Philosophies and dogmas were detestable to him; the personality of what he saw as a natural spirit, the links of passing times and phases with each other, and with the present, interested him chiefly. He liked to rehearse his own ancestry as well as any other New Englander, but he could not rest in the laurels of those who were gone; their example spurred him to ever greater exertion. So with the phases of his life: he had no time for vain regrets; his was the pensive melancholy which is creative and rebuilds before the earthquake shock has ceased. While therefore he was in a way cosmopolitan, he was far more metropolitan. The larger the town, the more parochial its divisions and the greater its self-assurance. There is an urban naïveté comparable to rustic credulity. This narrow complacency Stedman abhorred, yet he realized that New York was an epic of America, if not indeed the epic. Its heterogeneous multitudes, its gigantic passions, its concentration of power, its radiation of influence outward into all the earth—behind these all there must be a creative organism, elusive but real. This he sought diligently to find, and if it never revealed itself fully, it did at least partially as one manifestation of the world spirit, as both a descendant and a progenitor. Many of its avatars he sought to express.

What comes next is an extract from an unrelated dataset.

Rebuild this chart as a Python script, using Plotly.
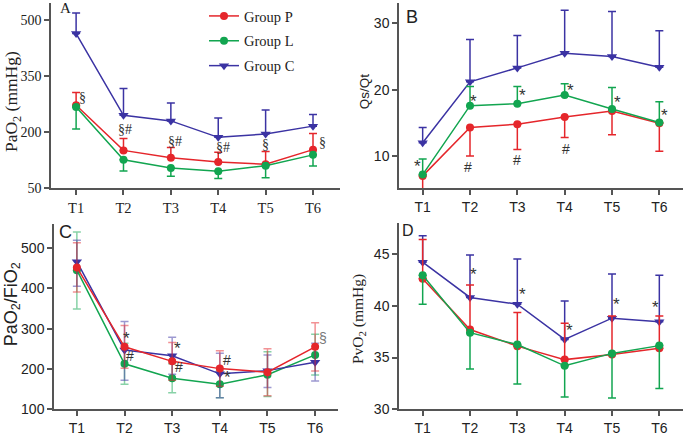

But we celebrate him chiefly as the ideal Centurion. Admitted at thirty-one to the select company of older men who formed this association, his youthful vigor energized and realized the aspirations of his seniors. He was largely responsible, if not entirely, for the founding of this library and the establishment of the Committee on Literature. There was no honor he so highly esteemed as the opportunity to render service here, and he lamented the subtle changes which seemed to exclude from our membership the younger members of the literary guild, who maintained, as he felt, the sound tradition of the older American literature. But, impatient as he sometimes was, his devotion was strengthened with every year. He wrote our anniversary ode with tender insight; he was faithful in the performance of the special duties we imposed upon him; his dearest friends were the companions he found here, and his stately obsequies were conducted, as was fitting, by Centurions, with the delicate sensibility associated with family ceremonial.